Joseph Conrad

J’ai vu d’abord le film Lord Jim de Richard Brooks avec Peter O’Toole. Il date de 1965. Je n’ai lu le roman que bien plus tard. Richard Brooks se demandait pourquoi il avait passé plus de trois ans à réaliser son adaptation du roman de Joseph Conrad.

«Parmi les différents thèmes utilisés dans Lord Jim, expliquait-il, un en particulier demeure présent en ma mémoire depuis que j’ai lu pour la première fois le livre au lycée : c’est le thème de l’homme qui cherche et trouve une seconde chance. C’est un thème commun à la plupart des hommes. (…) C’est l’épine dorsale du film.»

Film intéressant de 154 minutes. Richard Brooks a peut-être eu du mal à maîtriser la grosse machine hollywoodienne: une équipe de techniciens britanniques, une bonne distribution, plus de 4 tonnes d’équipement transportées dans les ports et les jungles d’Asie du Sud-Est. Le livre, lui, est, passionnant

http://www.institut-lumiere.org/manifestations/lord-jim.html

Joseph Conrad. Lord Jim. Traduction: Philippe Neel. Édition de la nouvelle revue française. 1924. Incipit.

I

“Il avait six pieds, moins un ou deux pouces, peut-être; solidement bâti, il s’avançait droit sur vous, les épaules légèrement voûtées et la tête en avant, avec un regard fixe venu d’en dessous, comme un taureau qui va charger. Sa voix était profonde et forte, et son attitude trahissait une sorte de hauteur morose, qui n’avait pourtant rien d’agressif. On aurait dit d’une réserve qu’il s’imposait à lui-même autant qu’il l’opposait aux autres. D’une impeccable netteté, et toujours vêtu, des souliers au chapeau, de blanc immaculé, il était très populaire dans les divers ports d’Orient, où il exerçait son métier de commis maritime chez les fournisseurs de navires.”

CHAPTER 1

“He was an inch, perhaps two, under six feet, powerfully built, and he advanced straight at you with a slight stoop of the shoulders, head forward, and a fixed from-under stare which made you think of a charging bull. His voice was deep, loud, and his manner displayed a kind of dogged self-assertion which had nothing aggressive in it. It seemed a necessity, and it was directed apparently as much at himself as at anybody else. He was spotlessly neat, apparelled in immaculate white from shoes to hat, and in the various Eastern ports where he got his living as ship-chandler’s water-clerk he was very popular.»

Joseph Conrad

Joseph Conrad.

Joseph Conrad ( de son vrai nom Józef Teodor Konrad Korzeniowski) est né le 3 décembre 1857 à Berditchev (Ukraine, alors Empire russe). Il est mort le 3 août 1924 à Bishopsbourne (Angleterre). Ce Polonais est un des écrivains majeurs en langue anglaise du XX ème siècle.

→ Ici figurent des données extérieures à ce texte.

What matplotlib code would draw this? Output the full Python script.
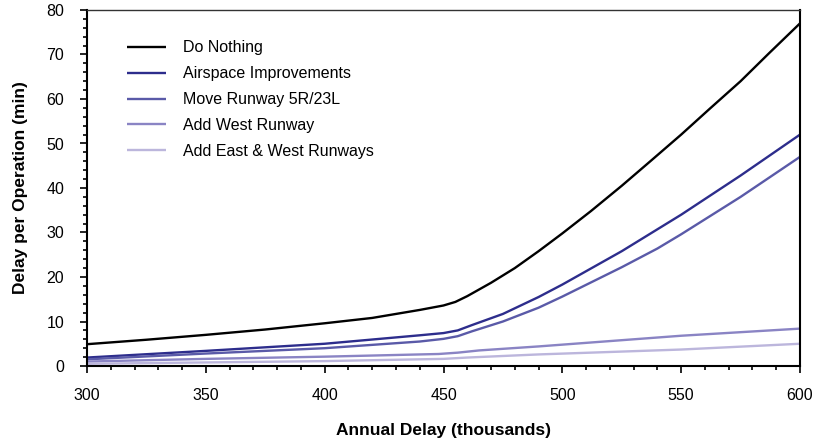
"""Delay per operation versus annual delay for the airfield alternatives."""

import matplotlib

matplotlib.use("Agg")
import matplotlib.pyplot as plt
from matplotlib.ticker import MultipleLocator

plt.rcParams["font.family"] = ["Liberation Sans", "DejaVu Sans"]

# annual delay (thousands) -> delay per operation (min)
do_nothing_x = [300, 325, 350, 375, 400, 420, 440, 450, 455, 460, 470, 480, 490,
                500, 512, 525, 537, 550, 562, 575, 587, 600]
do_nothing_y = [4.9, 5.9, 7.0, 8.2, 9.6, 10.8, 12.6, 13.6, 14.4, 15.7, 18.7, 22.0, 25.8,
                29.8, 34.8, 40.5, 46.0, 52.0, 57.8, 64.0, 70.3, 77.0]

airspace_x = [300, 350, 400, 440, 450, 456, 462, 475, 490, 500, 525, 550, 575, 600]
airspace_y = [1.9, 3.4, 5.0, 6.9, 7.4, 8.0, 9.2, 11.7, 15.5, 18.3, 25.8, 34.0, 42.8, 52.0]

move_rwy_x = [300, 350, 400, 440, 450, 456, 462, 475, 490, 500, 525, 540, 550, 575, 600]
move_rwy_y = [1.5, 2.8, 4.0, 5.5, 6.1, 6.7, 7.8, 10.0, 13.1, 15.6, 22.2, 26.4, 29.6, 38.0, 47.0]

west_x = [300, 350, 400, 448, 456, 465, 490, 525, 550, 600]
west_y = [1.0, 1.6, 2.1, 2.7, 3.0, 3.5, 4.4, 5.8, 6.8, 8.4]

east_west_x = [300, 400, 450, 460, 490, 550, 600]
east_west_y = [0.5, 1.1, 1.6, 1.9, 2.6, 3.7, 5.0]

series = [
    ("Do Nothing", do_nothing_x, do_nothing_y, "#000000"),
    ("Airspace Improvements", airspace_x, airspace_y, "#2d2d8c"),
    ("Move Runway 5R/23L", move_rwy_x, move_rwy_y, "#5a5aa8"),
    ("Add West Runway", west_x, west_y, "#8a84c4"),
    ("Add East & West Runways", east_west_x, east_west_y, "#bcb6dc"),
]

fig = plt.figure(figsize=(8.14, 4.44), dpi=100)
ax = fig.add_axes([87 / 814, (444 - 366) / 444, (800 - 87) / 814, (366 - 10) / 444])

for label, xs, ys, color in series:
    ax.plot(xs, ys, color=color, lw=1.7, label=label,
            solid_joinstyle="round", solid_capstyle="butt")

ax.set_xlim(300, 600)
ax.set_ylim(0, 80)
ax.xaxis.set_major_locator(MultipleLocator(50))
ax.xaxis.set_minor_locator(MultipleLocator(10))
ax.yaxis.set_major_locator(MultipleLocator(10))
ax.yaxis.set_minor_locator(MultipleLocator(2))
ax.tick_params(which="major", direction="out", length=5, width=1.2, labelsize=11.5)
ax.tick_params(which="minor", direction="out", length=3, width=1.2)
ax.tick_params(axis="x", pad=10.5)
ax.tick_params(axis="y", pad=11.5)

for side in ("left", "bottom", "right"):
    ax.spines[side].set_linewidth(1.5)
ax.spines["top"].set_linewidth(1.0)
ax.spines["top"].set_color("#333333")

ax.set_xlabel("Annual Delay (thousands)", fontsize=12.5, fontweight="bold", labelpad=15)
ax.set_ylabel("Delay per Operation (min)", fontsize=12.5, fontweight="bold", labelpad=13)

ax.legend(
    loc="upper left",
    bbox_to_anchor=(0.036, 0.955),
    frameon=False,
    fontsize=11.5,
    handlelength=2.45,
    handletextpad=1.05,
    labelspacing=0.68,
)

fig.savefig("out.png", dpi=100)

Youth. 1898. Jeunesse. Traduit par G. Jean-Aubry Gallimard Paris, 1925.

«And we all nodded at him: the man of finance, the man of accounts, the man of law, we all nodded at him over the polished table that like a still sheet of brown water reflected our faces, lined, wrinkled; our faces marked by toil, by deceptions, by success, by love; our weary eyes looking still, looking always, looking anxiously for something out of life, that while it is expected is already gone—has passed unseen, in a sigh, in a flash—together with the youth, with the strength, with the romance of illusions.»

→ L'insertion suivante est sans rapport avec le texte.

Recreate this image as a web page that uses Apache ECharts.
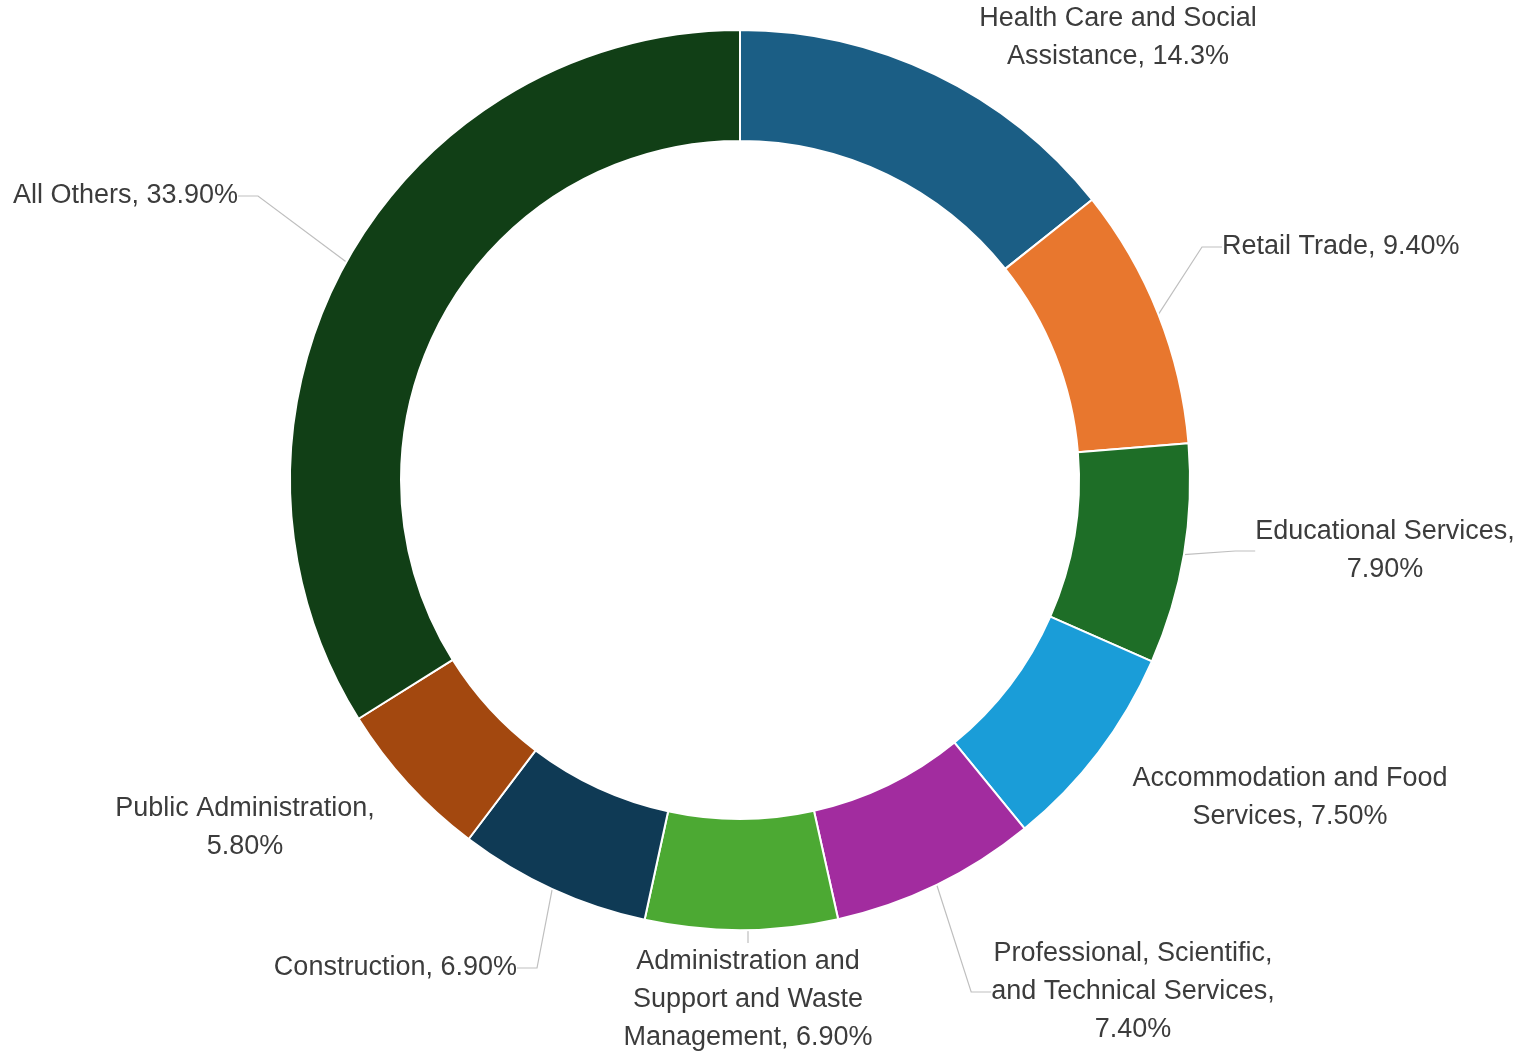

«Et tous nous l’approuvions: l’homme de finance, l’homme de chiffres, l’homme de loi, tous nous l’approuvions, par-dessus la table polie, qui comme une immobile nappe d’eau brune, réfléchissait nos visages sillonnés et ridés, nos visages marqués par le travail, par les déceptions, par le succès, par l’amour, et nos yeux las cherchant encore, cherchant toujours, cherchant avidement à arracher à la vie ce quelque chose qui, alors qu’on l’attend encore, s’est déjà dissipé – a passé à notre insu, dans un soupir, dans un éclair -avec la jeunesse, avec la force, avec la séduction romanesque des illusions.»